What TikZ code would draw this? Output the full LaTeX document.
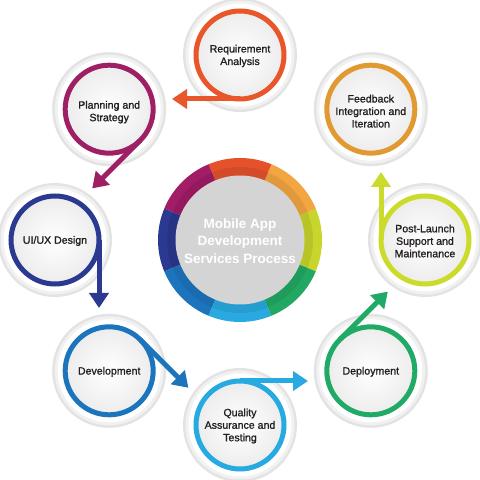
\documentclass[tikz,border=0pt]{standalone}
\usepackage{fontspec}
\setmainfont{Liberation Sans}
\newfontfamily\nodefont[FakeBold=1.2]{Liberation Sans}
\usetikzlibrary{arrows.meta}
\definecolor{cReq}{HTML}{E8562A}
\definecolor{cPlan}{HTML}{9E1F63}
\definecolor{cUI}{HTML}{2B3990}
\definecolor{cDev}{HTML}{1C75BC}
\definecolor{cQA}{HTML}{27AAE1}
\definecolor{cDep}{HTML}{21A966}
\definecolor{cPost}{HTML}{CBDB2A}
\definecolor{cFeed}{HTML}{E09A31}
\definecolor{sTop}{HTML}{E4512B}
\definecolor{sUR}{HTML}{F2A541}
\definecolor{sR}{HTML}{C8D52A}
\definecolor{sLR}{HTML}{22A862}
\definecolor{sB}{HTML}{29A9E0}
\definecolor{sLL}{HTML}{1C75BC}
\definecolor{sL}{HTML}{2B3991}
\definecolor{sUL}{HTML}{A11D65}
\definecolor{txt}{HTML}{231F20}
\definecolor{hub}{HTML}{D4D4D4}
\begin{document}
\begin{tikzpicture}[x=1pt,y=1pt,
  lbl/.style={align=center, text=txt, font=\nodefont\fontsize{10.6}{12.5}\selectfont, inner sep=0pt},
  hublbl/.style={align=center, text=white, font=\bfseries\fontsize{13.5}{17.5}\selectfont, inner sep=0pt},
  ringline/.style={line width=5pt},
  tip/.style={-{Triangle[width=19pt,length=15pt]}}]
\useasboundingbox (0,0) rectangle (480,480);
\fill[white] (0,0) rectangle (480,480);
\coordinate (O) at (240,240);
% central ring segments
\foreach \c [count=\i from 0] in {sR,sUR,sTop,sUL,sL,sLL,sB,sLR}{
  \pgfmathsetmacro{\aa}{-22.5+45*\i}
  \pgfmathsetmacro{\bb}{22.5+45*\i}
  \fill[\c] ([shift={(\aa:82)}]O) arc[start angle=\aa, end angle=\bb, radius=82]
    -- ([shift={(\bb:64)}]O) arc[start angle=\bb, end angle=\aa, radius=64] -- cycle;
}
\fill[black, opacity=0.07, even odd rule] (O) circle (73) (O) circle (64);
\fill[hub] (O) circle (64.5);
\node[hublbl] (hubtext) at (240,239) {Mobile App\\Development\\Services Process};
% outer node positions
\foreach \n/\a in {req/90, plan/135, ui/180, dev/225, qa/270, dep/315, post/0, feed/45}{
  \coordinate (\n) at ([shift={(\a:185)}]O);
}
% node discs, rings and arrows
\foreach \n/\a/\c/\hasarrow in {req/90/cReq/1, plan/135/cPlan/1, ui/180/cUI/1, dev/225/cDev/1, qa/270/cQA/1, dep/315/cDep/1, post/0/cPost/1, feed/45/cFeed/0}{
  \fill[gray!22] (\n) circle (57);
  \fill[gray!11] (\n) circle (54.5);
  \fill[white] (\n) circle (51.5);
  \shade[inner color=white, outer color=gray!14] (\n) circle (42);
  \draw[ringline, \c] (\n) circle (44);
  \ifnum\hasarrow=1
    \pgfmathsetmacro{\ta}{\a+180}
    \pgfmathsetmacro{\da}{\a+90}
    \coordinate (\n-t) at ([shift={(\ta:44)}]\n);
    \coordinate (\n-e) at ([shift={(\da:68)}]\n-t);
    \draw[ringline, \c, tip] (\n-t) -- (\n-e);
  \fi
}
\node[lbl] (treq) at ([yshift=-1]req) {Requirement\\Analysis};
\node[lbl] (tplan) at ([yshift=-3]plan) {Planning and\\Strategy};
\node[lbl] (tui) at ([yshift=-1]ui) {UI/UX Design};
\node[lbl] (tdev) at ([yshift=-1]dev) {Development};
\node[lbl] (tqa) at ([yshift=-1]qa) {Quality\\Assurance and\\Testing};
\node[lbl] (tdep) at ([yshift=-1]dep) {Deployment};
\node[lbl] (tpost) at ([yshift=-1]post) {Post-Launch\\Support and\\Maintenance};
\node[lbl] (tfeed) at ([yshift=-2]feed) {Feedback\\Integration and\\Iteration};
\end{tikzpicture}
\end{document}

• **TASK**
Only a number is wanted: how many lines of the data above contain "draw"?

• **RESULT FOR THIS TASK**
3